April 25, 2024
Former LA undersheriff heading for ‘Graybar Hotel’
LOS ANGELES – (INT) - Paul Tanaka, who was the second-in-command of the Los Angeles County Sheriff’s Department, was sentenced Monday to 5-years in federal prison.

Tanaka was convicted of obstruction of justice by derailing the LASD’s efforts to derail a federal investigation into corruption and civil rights violations by sheriff’s deputies at two downtown jail complexes.

Tanaka, 57, left the LASD in 2013 when he was the undersheriff.

In addition to the five-year prison term, Judge Percy Anderson ordered Tanaka to pay a $7,500 fine.

In sentencing Tanaka, Judge Anderson recounted Tanaka’s career at the LASD, his role in the scheme to obstruct justice, and “the incalculable harm you have caused this community.”
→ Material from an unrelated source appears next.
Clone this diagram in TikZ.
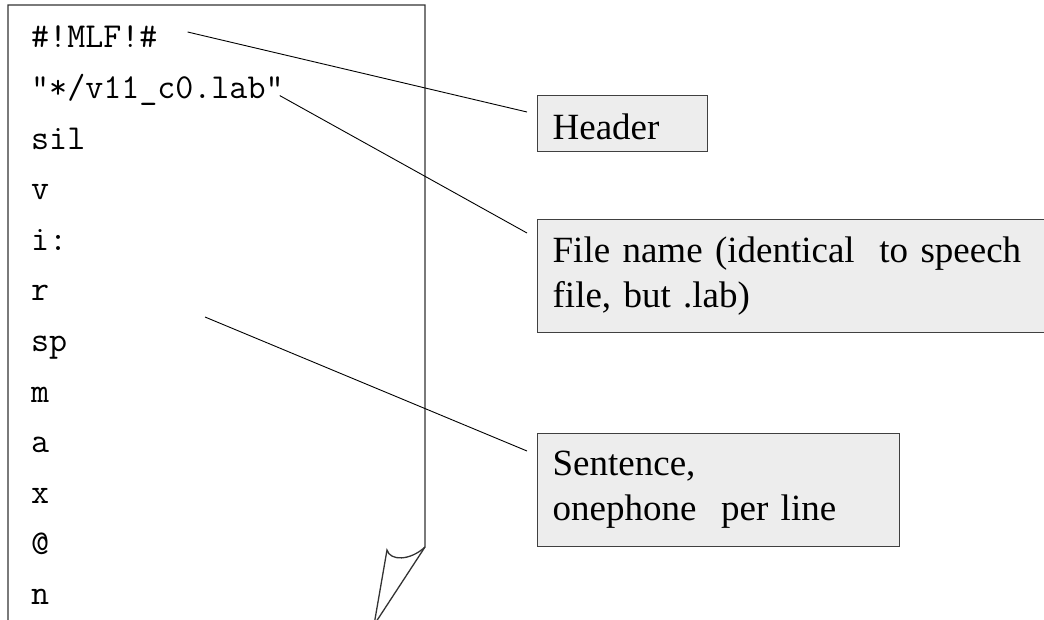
\documentclass[tikz,border=0pt]{standalone}
\usepackage{fontspec}
\setmainfont{Liberation Serif}
\usetikzlibrary{positioning}
\newcommand{\notefont}{\fontsize{37}{45}\selectfont}
\newcommand{\rowfont}{\ttfamily\fontsize{35}{40}\selectfont}
\tikzset{
  phone/.style={anchor=base west, font=\rowfont, inner sep=0pt},
  note/.style={draw=black!75, fill=black!7, line width=1.3pt, anchor=north west,
    align=left, font=\notefont, inner xsep=15pt, inner ysep=0pt},
  pageline/.style={draw=black!80, line width=1.3pt},
  pointer/.style={draw=black, line width=0.9pt},
}

\begin{document}
\begin{tikzpicture}[x=1pt, y=-1pt]
		\useasboundingbox (0,0) rectangle (1044,620);

		% label file
		\draw[pageline] (8,630) -- (8,5) -- (425,5) -- (425,547) -- (374,625);
		\draw[pageline] (425,547) .. controls (410,561) and (390,561) .. (387,550) -- (374,625);
		\foreach \ph [count=\i from 0] in {\#!MLF!\#, "*/v11\_c0.lab", sil, v, i:, r, sp, m, a, x, @, n}
			\node[phone] (r\i) at (31, 48+50.6*\i) {\ph};

		% notes
		\node[note, text width=140pt, minimum height=56pt, text height=33pt] (hdr) at (537,95) {Header};
		\node[note, text width=500pt, minimum height=113pt] (fname) at (537,219)
			{File name (identical\ \ to speech\\file, but .lab)};
		\node[note, text width=332pt, minimum height=113pt] (sent) at (537,433)
			{Sentence,\\onephone\ \ per line};

		% pointers
		\coordinate (sentfrom) at (205,317);
		\draw[pointer] ([xshift=30pt,yshift=-6pt]r0.north east) -- ([xshift=-10pt,yshift=-17pt]hdr.north west);
		\draw[pointer] ([xshift=-4pt,yshift=3pt]r1.base east) -- ([xshift=-10pt,yshift=-14pt]fname.north west);
		\draw[pointer] (sentfrom) -- ([xshift=-10pt,yshift=-18pt]sent.north west);

	\end{tikzpicture}
\end{document}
While he was the assistant sheriff in charge of the jails, Tanaka “perpetrated an environment of excessive deputy conduct,” according to Judge Anderson, who said Tanaka’s actions led directly to an increased number of use-of-force incidents against inmates at the jails. The obstruction of justice scheme was designed “to derail the federal grand jury investigation” and constituted “a gross abuse of the public trust.”

Last April, a federal jury found Tanaka guilty of two felony offenses – conspiring to obstruct justice and a substantive count of obstructing justice.